Ha no, I did Amiga application in 68K assembly language. MUI looks very modern compared to my Amiga experience :)
I still miss the Amiga in general though. It was nice to have complete control over the machine, working in harmony with the OS... or hosing it and causing a Guru Meditation.
I caused so many of those, lol. It is also funny how I gravitated to Linux and Qt after finally leaving Amiga. Qt back than seemed like a combination of Amiga and BeOS.
Side note:
The funny thing is I think the computers of the future will more resemble the hardware structure of the Amiga than the single chip multi-core computers of today. Once we can't fabricate smaller nor make faster calculations the module design we had of the amiga will become dominate. We are on the edge of having a CUDA built on the silicone or what Power9 is doing by giving them faster lanes.

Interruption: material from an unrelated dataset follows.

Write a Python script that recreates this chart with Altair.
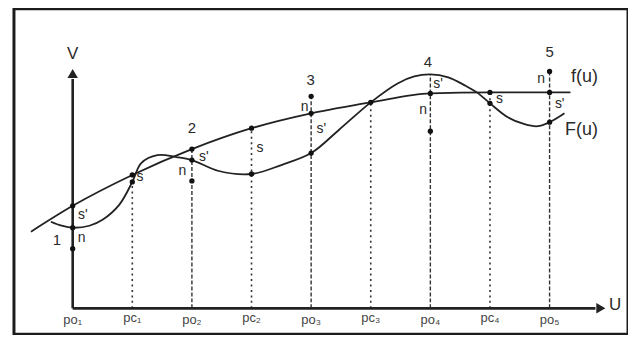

Yes, it was modern, it maybe still is. Doesn't really care about resolution or window size, with crazy detailed system-wide configurability; set it up once, and all apps that use it look exactly like you want them to. I don't know much about GUI toolkits, other than that most apps don't resize much other than lists and seem very limited that way compared to even basic MUI applications, but I think that MUI kind of puts the modern web and "user agents" to shame, especially if you consider how old it is.
I still miss the Amiga in general though. It was nice to have complete control over the machine, working in harmony with the OS... or hosing it and causing a Guru Meditation.